By Joe Haberzetle, JD, LLM and Bob Heller, JD, LLM
In recent years the Washington Board of Tax Appeals has developed a reputation as a difficult venue for taxpayers to achieve positive results, particularly with respect to excise tax and property tax exemption issues. However, the Board’s recent decision in St. Andrews Building Corporation v. Department of Revenue1 is a solid win for the taxpayer and may create opportunities for other Washington not-for-profit organizations to claim the public meeting hall property tax exemption.
Washington law states that in order to be eligible for the public meeting hall exemption, the property at issue must be “used exclusively for public gatherings” and “available to all organizations or persons.”
[For purposes of these provisions, “public gathering” is defined as “any social function that the general public could, if invited, attend.” For example, a wedding, reception, funeral, or meeting of an organization that is open to nonmembers would qualify as a public gathering for purposes of this exemption.]

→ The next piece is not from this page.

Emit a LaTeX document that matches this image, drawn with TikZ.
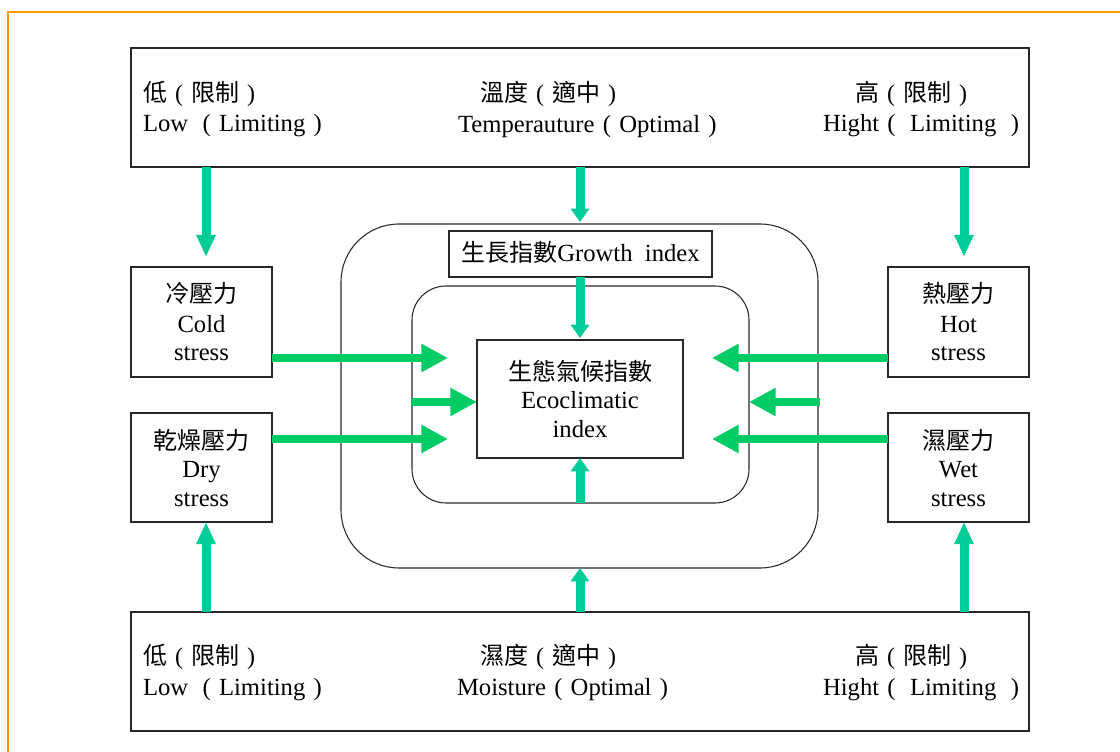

However, the regulation on point, WAC 458-16-300 (“Rule 300”), provides that the “exclusive use” requirement will not disqualify entities that schedule regular meetings at their facilities, so long as the following two requirements are met: (1) the owner must not use the property more than 25% of the useable time; and (2) the facility must be used an equal or greater number of times for public gatherings than the number of times it is used by the owner for gatherings not open to the general public. The regulation also states that property used more than 50% of the time by a nonprofit organization, association or corporation that allows only members to attend its activities will not qualify for exemption.
The Case and Resulting Decision
In St. Andrews, the taxpayer was a nonprofit corporation that owned the meeting hall used by a local Masons’ lodge. It filed a timely application with the Washington Department of Revenue’s Property Tax Division for the public meeting hall exemption, but the Department denied the exemption. The Department’s rejection of the application was apparently based on its conclusion that the lodge was used primarily by the Masons for private meetings, and was not generally available to the public as the exemption requires.
Since the term “usable time” is not defined in the relevant statute or in Rule 300, the Board considered the usable time of the lodge to be 8 AM to 11 PM, 365 days a year. Thus, it calculated the total usable time of the facility as 5,475 hours per year, meaning the owner’s use of the facility for 85 five-hour functions per year kept it well below the 25% threshold.
In applying the “public gatherings” test, the Board compared the number of private lodge meetings and building board meetings (21) to public lodge events and public events held by affiliated organizations (64), and concluded that the taxpayer met this test as well.
The Board emphasized that this test looks “not at the owner’s percentage of the facility’s total useable time, but at the number of times the owner uses the facility for private meetings relative to the total number of times the facility is used for public gatherings.”
The Board also held that the property at issue was not used more than 50% of the time by a nonprofit organization, association or corporation that allows only members to attend its activities. In applying this test, the Board clarified that “time” as used here means “useable time,” so only the use of a public meeting hall property for greater than 50% of its total useable time by a members-only organization would lead to disqualification under this provision.
Furthermore, the Board stated that this test applies not to the use by the owner (which is limited to 25% of the useable time in any case), but to use by any other nonprofit entity. If more than one non-owner uses the property, this test is applied individually to each such entity; their use is not aggregated.
Finally, the use of the facility by an organization that holds at least some public events would not trigger this provision – it is only if all of its events at the facility are restricted to its own members that use by a third-party organization would trigger this exclusion.
Given the Board’s generally permissive interpretation of the relevant statute and regulation, the public meeting hall exemption could benefit some not-for-profit organizations located within the state that have previously relied on property tax exemptions with stricter usage limitations.
For example, the exhibition spaces used by many performing arts organizations could potentially qualify for the public meeting hall exemption under the Board’s interpretation, even in situations that might disqualify the same exhibition spaces from the exemption specifically directed towards performing arts spaces.
Another takeaway from the St. Andrews decision is the Board’s willingness to interpret both the exemption statute and the Department’s interpreting regulation in a manner beneficial to the organization claiming exemption.
As most other Washington property tax exemptions available to nonprofits contain similar usage limitations, St. Andrews may provide valuable ammunition should the Department attempt to disqualify other organizations’ property on the basis of these usage rules. Although it is too early to tell if St. Andrews signals a fundamental shift in the Board’s interpretation of these exemptions, it is at the very least a promising sign that it was willing to issue a thoughtful, well-reasoned decision on the facts presented to it.
1 Washington Board of Tax Appeals Docket Nos. 81959 through 81962 (March 13, 2013).